As a teacher and researcher who studies history and social studies education, I ask questions regarding the nature of knowledge that exists in U.S. schools. What narratives are normative in the classroom? Are voices silenced and, if so, which ones? These questions offer a response to ethnocentric curricula that privilege the historical experiences of some students, while displacing those of others. This work allows me to evaluate the depiction of marginalized communities in the classroom.
The impetus for this work comes from a commitment to creating more-inclusive schooling experiences, particularly ones that champion diversity and multiculturalism. It is fertile ground for learning experiences that expose students to multiple narratives rather than a single version of the past. However, my sense of empowerment to do this work—and perhaps, that of many teachers—has been shaken by the recent nature of political discourse.
In today’s political environment of sweeping executive orders and bans on refugees, our country seems to be enveloped in language that demonizes immigrants and Muslims, objectifies women, and normalizes bigoted sentiments. I am concerned for teachers, whose efforts to confront this discourse may be construed as partisan by virtue of sanctioning one political perspective at the expense of another, including those that target vulnerable communities.
Educators are tasked with helping their students develop critical consciousness, not endorsing one particular worldview and having students internalize it. Teachers should nurture students’ ability to appreciate multiple perspectives, promote civil discourse, and overcome the danger of a single narrative.

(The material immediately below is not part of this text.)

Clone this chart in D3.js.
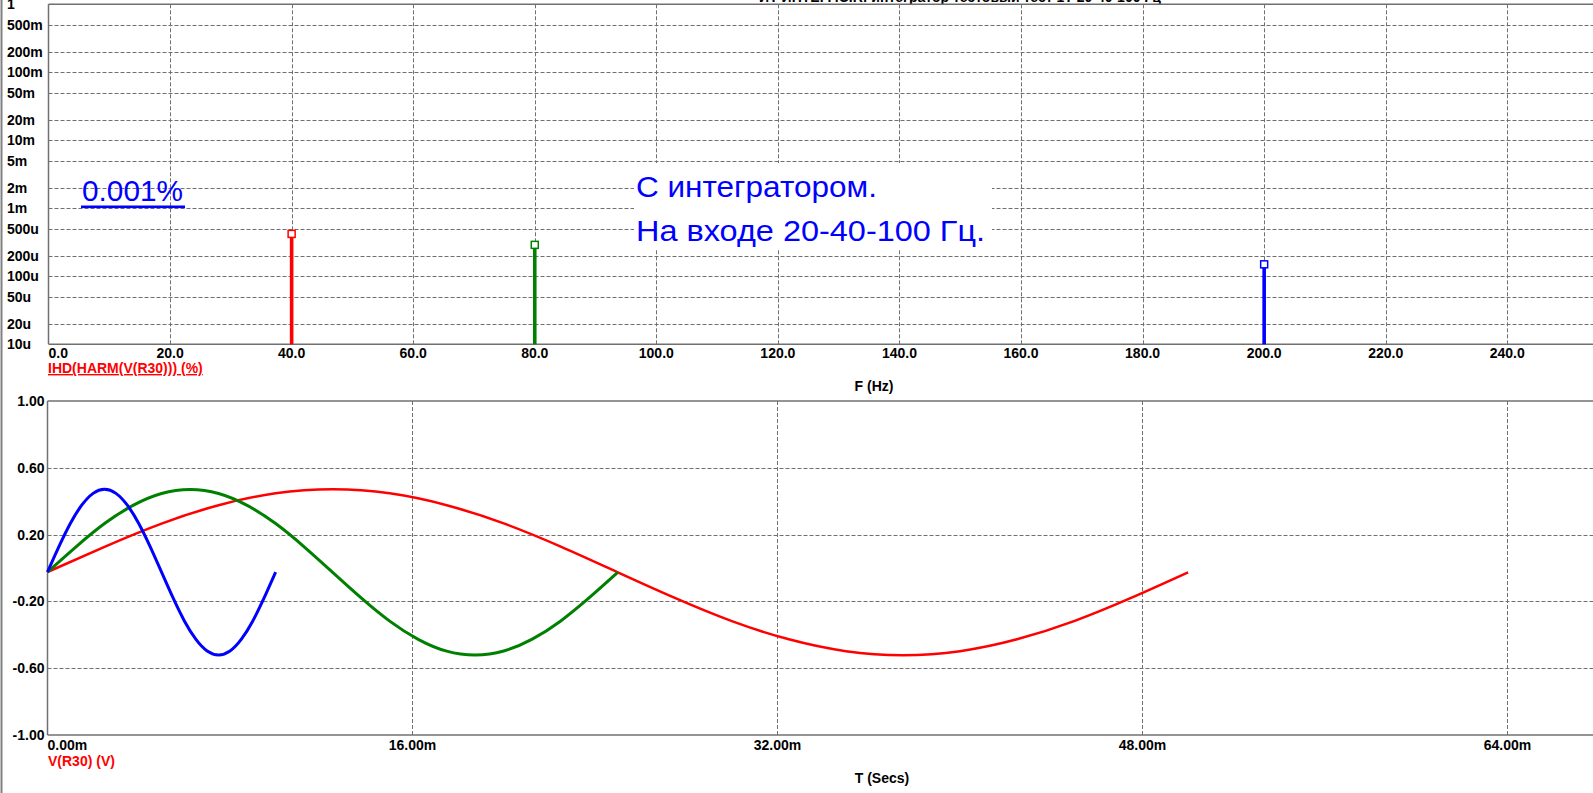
<!DOCTYPE html>
<html><head><meta charset="utf-8">
<script src="https://cdn.jsdelivr.net/npm/d3@7"></script>
<style>
html,body{margin:0;padding:0;background:#fff;overflow:hidden}
svg{display:block}
text{font-family:"Liberation Sans",Arial,sans-serif}
</style></head>
<body>
<script>
// ---------- DATA ----------
const titleText = "ИТ ИНТЕГР.CIR: интегратор тестовый тест 1Т 20-40-100 Гц";
// Top chart: harmonic distortion (IHD) spectrum
const harmFreq = [40, 80, 200];
const harmIHD = [4.2e-4, 2.9e-4, 1.5e-4];   // %
const harmColors = ["#ff0000", "#008000", "#0000ff"];
const fTicks = [0, 20, 40, 60, 80, 100, 120, 140, 160, 180, 200, 220, 240];
const fTickLabels = ["0.0","20.0","40.0","60.0","80.0","100.0","120.0","140.0","160.0","180.0","200.0","220.0","240.0"];
const ihdTicks = [1, 0.5, 0.2, 0.1, 0.05, 0.02, 0.01, 0.005, 0.002, 0.001, 5e-4, 2e-4, 1e-4, 5e-5, 2e-5, 1e-5];
const ihdTickLabels = ["1","500m","200m","100m","50m","20m","10m","5m","2m","1m","500u","200u","100u","50u","20u","10u"];
// Bottom chart: V(R30) transient, time in ms
const tBlue  = [0,0.5,1,1.5,2,2.5,3,3.5,4,4.5,5,5.5,6,6.5,7,7.5,8,8.5,9,9.5,10];
const vBlue  = [-0.024,0.128,0.267,0.376,0.447,0.471,0.447,0.376,0.267,0.128,-0.025,-0.178,-0.317,-0.426,-0.497,-0.521,-0.497,-0.426,-0.317,-0.178,-0.025];
const tGreen = [0,1.25,2.5,3.75,5,6.25,7.5,8.75,10,11.25,12.5,13.75,15,16.25,17.5,18.75,20,21.25,22.5,23.75,25];
const vGreen = [-0.024,0.127,0.266,0.375,0.446,0.470,0.446,0.375,0.266,0.127,-0.026,-0.179,-0.318,-0.427,-0.498,-0.521,-0.497,-0.426,-0.317,-0.178,-0.026];
const tRed   = [0,2.5,5,7.5,10,12.5,15,17.5,20,22.5,25,27.5,30,32.5,35,37.5,40,42.5,45,47.5,50];
const vRed   = [-0.024,0.127,0.266,0.376,0.447,0.471,0.447,0.376,0.267,0.128,-0.026,-0.179,-0.318,-0.427,-0.498,-0.522,-0.498,-0.427,-0.318,-0.179,-0.026];
const tTicks = [0, 16, 32, 48, 64];
const tTickLabels = ["0.00m","16.00m","32.00m","48.00m","64.00m"];
const vTicks = [1, 0.6, 0.2, -0.2, -0.6, -1];
const vTickLabels = ["1.00","0.60","0.20","-0.20","-0.60","-1.00"];
const traces = [
  {t: tRed, v: vRed, color: "#ff0000", w: 2.5},
  {t: tGreen, v: vGreen, color: "#008000", w: 3},
  {t: tBlue, v: vBlue, color: "#0000ff", w: 3}
];

// ---------- LAYOUT ----------
const W = 1593, H = 793;
const gridColor = "#707070", frameColor = "#707070";
const FS = 14;
const svg = d3.select("body").append("svg").attr("width", W).attr("height", H);

// window left edge
svg.append("line").attr("x1",1.5).attr("x2",1.5).attr("y1",0).attr("y2",H)
  .attr("stroke","#808080").attr("stroke-width",2);

// title (clipped at top, as in the reference)
svg.append("text").attr("x", 960).attr("y", 2).attr("text-anchor","middle")
  .attr("font-size",FS).attr("font-weight","bold").attr("fill","#000").text(titleText);

// ===== TOP CHART =====
const x1 = d3.scaleLinear().domain([0, 254.1]).range([48.5, 1593]);
const y1 = d3.scaleLog().domain([1e-5, 1]).range([344.3, 4.3]);
const gTop = svg.append("g");

gTop.selectAll(".hg").data(ihdTicks.filter(d => d !== 1 && d !== 1e-5)).enter().append("line")
  .attr("x1", x1(0)).attr("x2", W).attr("y1", d => Math.round(y1(d))+0.5).attr("y2", d => Math.round(y1(d))+0.5)
  .attr("stroke", gridColor).attr("stroke-dasharray","4,2").attr("stroke-width",1);
gTop.selectAll(".vg").data(fTicks.slice(1)).enter().append("line")
  .attr("x1", d => Math.round(x1(d))+0.5).attr("x2", d => Math.round(x1(d))+0.5)
  .attr("y1", y1(1)).attr("y2", y1(1e-5))
  .attr("stroke", gridColor).attr("stroke-dasharray","4,2").attr("stroke-width",1);

// annotation box (covers grid)
const noteLines = ["С интегратором.", "На входе 20-40-100 Гц."];
const noteWidths = [241, 349];
gTop.append("rect").attr("x",634).attr("y",163).attr("width",358).attr("height",86).attr("fill","#fff");

// frame
gTop.append("line").attr("x1", x1(0)).attr("x2", W).attr("y1", y1(1)).attr("y2", y1(1)).attr("stroke", frameColor).attr("stroke-width",1.5);
gTop.append("line").attr("x1", x1(0)).attr("x2", W).attr("y1", y1(1e-5)).attr("y2", y1(1e-5)).attr("stroke", frameColor).attr("stroke-width",1.5);
gTop.append("line").attr("x1", x1(0)).attr("x2", x1(0)).attr("y1", y1(1)).attr("y2", y1(1e-5)).attr("stroke", frameColor).attr("stroke-width",1.5);

gTop.selectAll(".yl").data(ihdTicks).enter().append("text")
  .attr("x", 7).attr("y", d => y1(d)).attr("dy","0.36em")
  .attr("font-size",FS).attr("font-weight","bold").attr("fill","#000")
  .text((d,i) => ihdTickLabels[i]);
gTop.selectAll(".xl").data(fTicks).enter().append("text")
  .attr("x", d => x1(d)).attr("y", 358)
  .attr("text-anchor", (d,i) => i === 0 ? "start" : "middle")
  .attr("font-size",FS).attr("font-weight","bold").attr("fill","#000")
  .text((d,i) => fTickLabels[i]);

// stems
const stems = harmFreq.map((f,i) => ({f, v: harmIHD[i], c: harmColors[i]}));
gTop.selectAll(".stem").data(stems).enter().append("line")
  .attr("x1", d => x1(d.f)).attr("x2", d => x1(d.f))
  .attr("y1", y1(1e-5)).attr("y2", d => y1(d.v) + 3.5)
  .attr("stroke", d => d.c).attr("stroke-width",3.6);
gTop.selectAll(".mk").data(stems).enter().append("rect")
  .attr("x", d => x1(d.f) - 3.5).attr("y", d => y1(d.v) - 3.5)
  .attr("width",7).attr("height",7)
  .attr("fill","#fff").attr("stroke", d => d.c).attr("stroke-width",1.5);

gTop.append("text").attr("x",48).attr("y",373).attr("font-size",FS).attr("font-weight","bold")
  .attr("fill","#ff0000").attr("text-decoration","underline").text("IHD(HARM(V(R30))) (%)");
gTop.append("text").attr("x",874).attr("y",391).attr("text-anchor","middle").attr("font-size",FS).attr("font-weight","bold")
  .attr("fill","#000").text("F (Hz)");

// annotations
gTop.append("text").attr("x",82).attr("y",200.7).attr("font-family","Lato, sans-serif").attr("font-size",30)
  .attr("fill","#0000ff").attr("textLength",101).attr("lengthAdjust","spacingAndGlyphs").text("0.001%");
gTop.append("rect").attr("x",81).attr("y",205.5).attr("width",104).attr("height",2.6).attr("fill","#0000ff");
noteLines.forEach((s,i) => {
  gTop.append("text").attr("x",636).attr("y", i === 0 ? 196.7 : 240.7)
    .attr("font-family","'Comic Sans MS','Comic Neue','Open Sans',sans-serif").attr("font-size",29)
    .attr("fill","#0000ff").attr("textLength", noteWidths[i]).attr("lengthAdjust","spacingAndGlyphs").text(s);
});

// ===== BOTTOM CHART =====
const x2 = d3.scaleLinear().domain([0, 67.75]).range([47.5, 1593]);
const y2 = d3.scaleLinear().domain([-1, 1]).range([735, 401]);
const gBot = svg.append("g");

gBot.selectAll(".hg").data(vTicks.slice(1,-1)).enter().append("line")
  .attr("x1", x2(0)).attr("x2", W).attr("y1", d => Math.round(y2(d))+0.5).attr("y2", d => Math.round(y2(d))+0.5)
  .attr("stroke", gridColor).attr("stroke-dasharray","4,2").attr("stroke-width",1);
gBot.selectAll(".vg").data(tTicks.slice(1)).enter().append("line")
  .attr("x1", d => Math.round(x2(d))+0.5).attr("x2", d => Math.round(x2(d))+0.5)
  .attr("y1", y2(1)).attr("y2", y2(-1))
  .attr("stroke", gridColor).attr("stroke-dasharray","4,2").attr("stroke-width",1);

gBot.append("line").attr("x1", x2(0)).attr("x2", W).attr("y1", y2(1)).attr("y2", y2(1)).attr("stroke", frameColor).attr("stroke-width",1.5);
gBot.append("line").attr("x1", x2(0)).attr("x2", W).attr("y1", y2(-1)).attr("y2", y2(-1)).attr("stroke", frameColor).attr("stroke-width",1.5);
gBot.append("line").attr("x1", x2(0)).attr("x2", x2(0)).attr("y1", y2(1)).attr("y2", y2(-1)).attr("stroke", frameColor).attr("stroke-width",1.5);

gBot.selectAll(".yl").data(vTicks).enter().append("text")
  .attr("x", 44.5).attr("y", d => y2(d)).attr("dy","0.36em").attr("text-anchor","end")
  .attr("font-size",FS).attr("font-weight","bold").attr("fill","#000")
  .text((d,i) => vTickLabels[i]);
gBot.selectAll(".xl").data(tTicks).enter().append("text")
  .attr("x", d => x2(d)).attr("y", 749.5)
  .attr("text-anchor", (d,i) => i === 0 ? "start" : "middle")
  .attr("font-size",FS).attr("font-weight","bold").attr("fill","#000")
  .text((d,i) => tTickLabels[i]);

const line = d3.line().x(d => x2(d[0])).y(d => y2(d[1])).curve(d3.curveNatural);
traces.forEach(tr => {
  gBot.append("path").datum(tr.t.map((t,i) => [t, tr.v[i]]))
    .attr("d", line).attr("fill","none").attr("stroke", tr.color).attr("stroke-width", tr.w)
    .attr("stroke-linejoin","round");
});

gBot.append("text").attr("x",48).attr("y",765.5).attr("font-size",FS).attr("font-weight","bold")
  .attr("fill","#ff0000").text("V(R30) (V)");
gBot.append("text").attr("x",882).attr("y",783).attr("text-anchor","middle").attr("font-size",FS).attr("font-weight","bold")
  .attr("fill","#000").text("T (Secs)");
</script>
</body></html>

While the narratives that characterize immigrants and Muslims as a threat to American society are troubling, my fear is that we educators may promote learning experiences that silence this seemingly nativist worldview in the classroom. Although silencing such voices could be justified as giving hatred no sanctuary in learning environments, it could also be construed as silencing the voices of large segments of the electorate, ignoring their concerns, and creating learning spaces that are inclusive in name but not in practice. There is a tension here that we must resolve.
With the increase in virulent rhetoric, however, there are limitations to certain educational objectives. How should educators invite multiple viewpoints into the classroom without inadvertently condoning hate speech? How can teachers advocate for multiple perspectives, when it means silencing the ones we find disagreeable and vile? How does this not perpetuate a pattern of privileging based on one’s position in society? Do we include perspectives that may target and defame vulnerable communities as we avoid the danger of a single narrative? Do we include them to avoid privileging one worldview in the classroom and society?
How should educators invite multiple viewpoints into the classroom without inadvertently condoning hate speech?
Educators seek to promote empathy and civil discourse. This resonates when I think of the historically stereotyped and misrepresented communities to whom I have dedicated my intellectual pursuits. What are the limits of empathy? Is it relativistic for teachers to ask students to empathize with ideas they find reprehensible, or is this an act of breaking down boundaries and creating space to understand the other? How can we protect free speech and expression in schools and society without allowing for hate speech to proliferate?
There are no easy answers to these questions. As educators, we should strive to avoid partisanship in the classroom and presuming one worldview is absolutely true while others are invalid. I want students to navigate through ambiguity rather than becoming absolutist in their thinking. I seek to provide learning spaces that allow students to think critically rather than being reliant on an educator to tell them what is right and wrong.
The current political rhetoric I find so disturbing tells people what is right and wrong in an uncritical fashion. How can educators challenge many of the Trump administration’s subjective assertions without also presuming that alternative visions for America produced by their own positions in society are not conditional?
Resorting to easy answers fails to grapple with the challenges inherent in opening up learning spaces to multiple perspectives. This is the challenge of teaching today: not allowing one narrative to dominate, while also not allowing hatred to infiltrate the classroom and inform perceptions of others. This is not a paradox. This is the work that lies ahead for teachers.